* begin AVAILABLE DATA *

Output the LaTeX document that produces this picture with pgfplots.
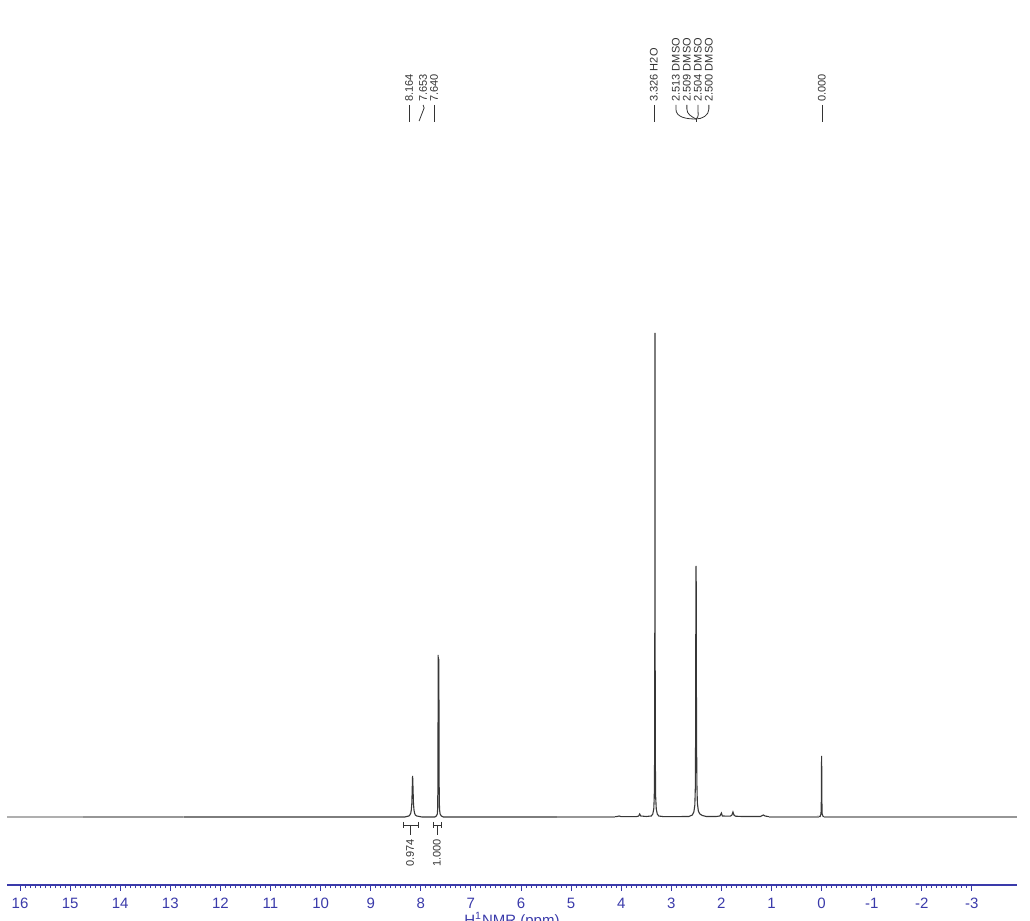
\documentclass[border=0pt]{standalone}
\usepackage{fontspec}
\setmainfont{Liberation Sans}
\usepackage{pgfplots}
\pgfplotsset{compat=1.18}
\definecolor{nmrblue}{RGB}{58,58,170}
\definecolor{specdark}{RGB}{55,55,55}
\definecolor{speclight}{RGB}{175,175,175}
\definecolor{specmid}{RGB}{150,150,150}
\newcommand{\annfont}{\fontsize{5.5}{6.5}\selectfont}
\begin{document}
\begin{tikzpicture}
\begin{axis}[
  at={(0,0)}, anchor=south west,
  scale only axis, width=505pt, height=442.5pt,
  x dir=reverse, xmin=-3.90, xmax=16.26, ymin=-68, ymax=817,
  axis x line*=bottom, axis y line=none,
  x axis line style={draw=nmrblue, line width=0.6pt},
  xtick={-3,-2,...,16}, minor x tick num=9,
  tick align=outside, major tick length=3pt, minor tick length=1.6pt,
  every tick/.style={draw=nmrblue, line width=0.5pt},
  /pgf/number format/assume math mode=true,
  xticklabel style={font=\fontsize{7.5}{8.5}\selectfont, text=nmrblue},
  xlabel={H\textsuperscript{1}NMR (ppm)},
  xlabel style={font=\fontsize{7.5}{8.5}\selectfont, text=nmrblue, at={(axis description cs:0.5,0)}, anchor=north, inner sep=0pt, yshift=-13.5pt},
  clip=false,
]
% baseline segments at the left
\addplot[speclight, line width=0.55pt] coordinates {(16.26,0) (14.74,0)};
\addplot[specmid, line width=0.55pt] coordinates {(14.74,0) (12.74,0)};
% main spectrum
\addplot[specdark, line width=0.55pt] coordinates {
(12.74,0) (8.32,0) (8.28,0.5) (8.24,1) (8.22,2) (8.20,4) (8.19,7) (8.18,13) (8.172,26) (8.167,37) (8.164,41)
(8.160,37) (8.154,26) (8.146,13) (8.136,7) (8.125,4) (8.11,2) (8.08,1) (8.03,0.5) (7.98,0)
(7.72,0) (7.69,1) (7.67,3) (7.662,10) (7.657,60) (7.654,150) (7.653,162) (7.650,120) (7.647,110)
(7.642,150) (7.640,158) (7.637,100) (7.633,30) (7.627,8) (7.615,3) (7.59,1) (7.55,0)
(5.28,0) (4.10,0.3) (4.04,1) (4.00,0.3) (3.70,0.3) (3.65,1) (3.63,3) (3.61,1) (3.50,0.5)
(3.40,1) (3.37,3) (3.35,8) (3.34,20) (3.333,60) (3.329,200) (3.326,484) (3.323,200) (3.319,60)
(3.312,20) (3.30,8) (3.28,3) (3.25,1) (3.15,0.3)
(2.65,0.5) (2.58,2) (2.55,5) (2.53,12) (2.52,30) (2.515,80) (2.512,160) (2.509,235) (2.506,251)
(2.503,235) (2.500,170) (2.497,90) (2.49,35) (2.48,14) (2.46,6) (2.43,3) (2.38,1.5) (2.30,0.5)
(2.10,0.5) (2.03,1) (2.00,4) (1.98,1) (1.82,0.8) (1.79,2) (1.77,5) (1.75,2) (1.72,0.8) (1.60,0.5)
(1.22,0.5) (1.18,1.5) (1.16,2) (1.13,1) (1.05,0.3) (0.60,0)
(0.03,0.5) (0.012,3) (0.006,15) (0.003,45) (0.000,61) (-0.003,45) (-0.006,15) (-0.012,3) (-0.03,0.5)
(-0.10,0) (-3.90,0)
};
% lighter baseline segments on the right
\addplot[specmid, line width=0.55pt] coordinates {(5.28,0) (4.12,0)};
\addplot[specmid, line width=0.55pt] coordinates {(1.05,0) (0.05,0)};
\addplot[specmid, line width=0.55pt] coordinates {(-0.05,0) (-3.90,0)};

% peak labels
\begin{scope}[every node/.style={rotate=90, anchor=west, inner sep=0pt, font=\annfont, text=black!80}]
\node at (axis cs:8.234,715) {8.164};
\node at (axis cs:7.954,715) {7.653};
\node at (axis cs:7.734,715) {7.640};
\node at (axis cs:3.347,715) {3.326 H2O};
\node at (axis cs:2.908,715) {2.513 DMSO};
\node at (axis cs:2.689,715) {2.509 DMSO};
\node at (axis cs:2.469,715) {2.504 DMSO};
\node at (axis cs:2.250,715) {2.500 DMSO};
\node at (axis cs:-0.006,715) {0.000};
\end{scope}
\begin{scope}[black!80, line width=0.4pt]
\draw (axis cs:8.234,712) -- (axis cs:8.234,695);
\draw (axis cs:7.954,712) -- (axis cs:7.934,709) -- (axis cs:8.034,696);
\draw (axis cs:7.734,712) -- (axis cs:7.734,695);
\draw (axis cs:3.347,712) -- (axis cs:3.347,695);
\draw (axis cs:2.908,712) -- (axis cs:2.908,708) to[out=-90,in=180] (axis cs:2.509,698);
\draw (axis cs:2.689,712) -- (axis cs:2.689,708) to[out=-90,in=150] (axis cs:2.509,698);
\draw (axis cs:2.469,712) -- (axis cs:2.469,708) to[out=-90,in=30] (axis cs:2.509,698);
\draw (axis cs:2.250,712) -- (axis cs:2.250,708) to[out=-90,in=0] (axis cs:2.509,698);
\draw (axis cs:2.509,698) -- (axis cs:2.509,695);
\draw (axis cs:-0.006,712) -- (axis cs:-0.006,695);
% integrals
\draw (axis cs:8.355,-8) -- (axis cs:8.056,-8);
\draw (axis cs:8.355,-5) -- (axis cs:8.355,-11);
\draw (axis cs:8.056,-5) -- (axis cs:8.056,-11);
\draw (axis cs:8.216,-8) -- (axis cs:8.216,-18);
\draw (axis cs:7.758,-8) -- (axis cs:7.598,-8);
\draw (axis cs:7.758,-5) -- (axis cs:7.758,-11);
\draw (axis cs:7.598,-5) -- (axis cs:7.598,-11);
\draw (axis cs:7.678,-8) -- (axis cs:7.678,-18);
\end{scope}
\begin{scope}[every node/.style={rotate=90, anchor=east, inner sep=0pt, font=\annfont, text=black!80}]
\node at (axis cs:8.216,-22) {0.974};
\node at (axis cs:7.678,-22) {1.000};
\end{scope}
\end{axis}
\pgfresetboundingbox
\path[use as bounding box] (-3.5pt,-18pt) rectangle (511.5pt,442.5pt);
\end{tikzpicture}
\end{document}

* end AVAILABLE DATA *

▶ [SHORT PROBLEM] Leaving out the pictures, repeat the data above exactly.

▶ [EXERCISE OUTPUT]
Output the LaTeX document that produces this picture with pgfplots.
\documentclass[border=0pt]{standalone}
\usepackage{fontspec}
\setmainfont{Liberation Sans}
\usepackage{pgfplots}
\pgfplotsset{compat=1.18}
\definecolor{nmrblue}{RGB}{58,58,170}
\definecolor{specdark}{RGB}{55,55,55}
\definecolor{speclight}{RGB}{175,175,175}
\definecolor{specmid}{RGB}{150,150,150}
\newcommand{\annfont}{\fontsize{5.5}{6.5}\selectfont}
\begin{document}
\begin{tikzpicture}
\begin{axis}[
  at={(0,0)}, anchor=south west,
  scale only axis, width=505pt, height=442.5pt,
  x dir=reverse, xmin=-3.90, xmax=16.26, ymin=-68, ymax=817,
  axis x line*=bottom, axis y line=none,
  x axis line style={draw=nmrblue, line width=0.6pt},
  xtick={-3,-2,...,16}, minor x tick num=9,
  tick align=outside, major tick length=3pt, minor tick length=1.6pt,
  every tick/.style={draw=nmrblue, line width=0.5pt},
  /pgf/number format/assume math mode=true,
  xticklabel style={font=\fontsize{7.5}{8.5}\selectfont, text=nmrblue},
  xlabel={H\textsuperscript{1}NMR (ppm)},
  xlabel style={font=\fontsize{7.5}{8.5}\selectfont, text=nmrblue, at={(axis description cs:0.5,0)}, anchor=north, inner sep=0pt, yshift=-13.5pt},
  clip=false,
]
% baseline segments at the left
\addplot[speclight, line width=0.55pt] coordinates {(16.26,0) (14.74,0)};
\addplot[specmid, line width=0.55pt] coordinates {(14.74,0) (12.74,0)};
% main spectrum
\addplot[specdark, line width=0.55pt] coordinates {
(12.74,0) (8.32,0) (8.28,0.5) (8.24,1) (8.22,2) (8.20,4) (8.19,7) (8.18,13) (8.172,26) (8.167,37) (8.164,41)
(8.160,37) (8.154,26) (8.146,13) (8.136,7) (8.125,4) (8.11,2) (8.08,1) (8.03,0.5) (7.98,0)
(7.72,0) (7.69,1) (7.67,3) (7.662,10) (7.657,60) (7.654,150) (7.653,162) (7.650,120) (7.647,110)
(7.642,150) (7.640,158) (7.637,100) (7.633,30) (7.627,8) (7.615,3) (7.59,1) (7.55,0)
(5.28,0) (4.10,0.3) (4.04,1) (4.00,0.3) (3.70,0.3) (3.65,1) (3.63,3) (3.61,1) (3.50,0.5)
(3.40,1) (3.37,3) (3.35,8) (3.34,20) (3.333,60) (3.329,200) (3.326,484) (3.323,200) (3.319,60)
(3.312,20) (3.30,8) (3.28,3) (3.25,1) (3.15,0.3)
(2.65,0.5) (2.58,2) (2.55,5) (2.53,12) (2.52,30) (2.515,80) (2.512,160) (2.509,235) (2.506,251)
(2.503,235) (2.500,170) (2.497,90) (2.49,35) (2.48,14) (2.46,6) (2.43,3) (2.38,1.5) (2.30,0.5)
(2.10,0.5) (2.03,1) (2.00,4) (1.98,1) (1.82,0.8) (1.79,2) (1.77,5) (1.75,2) (1.72,0.8) (1.60,0.5)
(1.22,0.5) (1.18,1.5) (1.16,2) (1.13,1) (1.05,0.3) (0.60,0)
(0.03,0.5) (0.012,3) (0.006,15) (0.003,45) (0.000,61) (-0.003,45) (-0.006,15) (-0.012,3) (-0.03,0.5)
(-0.10,0) (-3.90,0)
};
% lighter baseline segments on the right
\addplot[specmid, line width=0.55pt] coordinates {(5.28,0) (4.12,0)};
\addplot[specmid, line width=0.55pt] coordinates {(1.05,0) (0.05,0)};
\addplot[specmid, line width=0.55pt] coordinates {(-0.05,0) (-3.90,0)};

% peak labels
\begin{scope}[every node/.style={rotate=90, anchor=west, inner sep=0pt, font=\annfont, text=black!80}]
\node at (axis cs:8.234,715) {8.164};
\node at (axis cs:7.954,715) {7.653};
\node at (axis cs:7.734,715) {7.640};
\node at (axis cs:3.347,715) {3.326 H2O};
\node at (axis cs:2.908,715) {2.513 DMSO};
\node at (axis cs:2.689,715) {2.509 DMSO};
\node at (axis cs:2.469,715) {2.504 DMSO};
\node at (axis cs:2.250,715) {2.500 DMSO};
\node at (axis cs:-0.006,715) {0.000};
\end{scope}
\begin{scope}[black!80, line width=0.4pt]
\draw (axis cs:8.234,712) -- (axis cs:8.234,695);
\draw (axis cs:7.954,712) -- (axis cs:7.934,709) -- (axis cs:8.034,696);
\draw (axis cs:7.734,712) -- (axis cs:7.734,695);
\draw (axis cs:3.347,712) -- (axis cs:3.347,695);
\draw (axis cs:2.908,712) -- (axis cs:2.908,708) to[out=-90,in=180] (axis cs:2.509,698);
\draw (axis cs:2.689,712) -- (axis cs:2.689,708) to[out=-90,in=150] (axis cs:2.509,698);
\draw (axis cs:2.469,712) -- (axis cs:2.469,708) to[out=-90,in=30] (axis cs:2.509,698);
\draw (axis cs:2.250,712) -- (axis cs:2.250,708) to[out=-90,in=0] (axis cs:2.509,698);
\draw (axis cs:2.509,698) -- (axis cs:2.509,695);
\draw (axis cs:-0.006,712) -- (axis cs:-0.006,695);
% integrals
\draw (axis cs:8.355,-8) -- (axis cs:8.056,-8);
\draw (axis cs:8.355,-5) -- (axis cs:8.355,-11);
\draw (axis cs:8.056,-5) -- (axis cs:8.056,-11);
\draw (axis cs:8.216,-8) -- (axis cs:8.216,-18);
\draw (axis cs:7.758,-8) -- (axis cs:7.598,-8);
\draw (axis cs:7.758,-5) -- (axis cs:7.758,-11);
\draw (axis cs:7.598,-5) -- (axis cs:7.598,-11);
\draw (axis cs:7.678,-8) -- (axis cs:7.678,-18);
\end{scope}
\begin{scope}[every node/.style={rotate=90, anchor=east, inner sep=0pt, font=\annfont, text=black!80}]
\node at (axis cs:8.216,-22) {0.974};
\node at (axis cs:7.678,-22) {1.000};
\end{scope}
\end{axis}
\pgfresetboundingbox
\path[use as bounding box] (-3.5pt,-18pt) rectangle (511.5pt,442.5pt);
\end{tikzpicture}
\end{document}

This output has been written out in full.